By including environmental racism in this collection, as well as, in "Your Basic Black Poet," cultural hybridity, Young updates the blues. If the subject matter, the inspiration that often gives rise to and feeds the blues is the highs, though more often the lows, of people oppressed, then these topics belong in the blues of an increasingly complex and globalised society.

In Something About the Blues," Al Young, as the title suggests, says something about the blues. In his "Statement on Poetics" at the end of the collection, Young says that "[a]fter 60 years of listening, I still feel as though I can't get started; as though I have so little to say about jazz and the roles all music continue to play in that curtainless sun-room in the mansion of my life, where thinking and telling take bloom." Though a force as elemental and dynamic as the blues can never be entirely captured and contained, Young does manage to say a great deal about the blues in this collection, and the spirit of the blues certainly moves within and through it.
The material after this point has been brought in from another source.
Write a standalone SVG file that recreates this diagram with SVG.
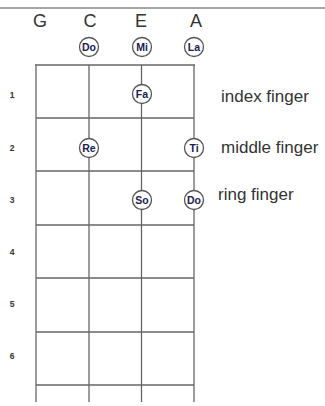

The inclusion of a CD with various live readings brings the poetry even closer, making it come to life. Unfortunately, the sound quality of the CD is not always consistent--the volume and clarity change from reading to reading, which is a bit disconcerting. It may be because they were recorded at different venues, without sufficient audio post-processing. And perhaps this is only a problem on the advance copy. Overall, the more time is spent with Something About the Blues, the more emerges that is beautiful, captivating, painful, powerful, sometimes soothing, and often thought-provoking. This collection of blues poetry comes highly recommended.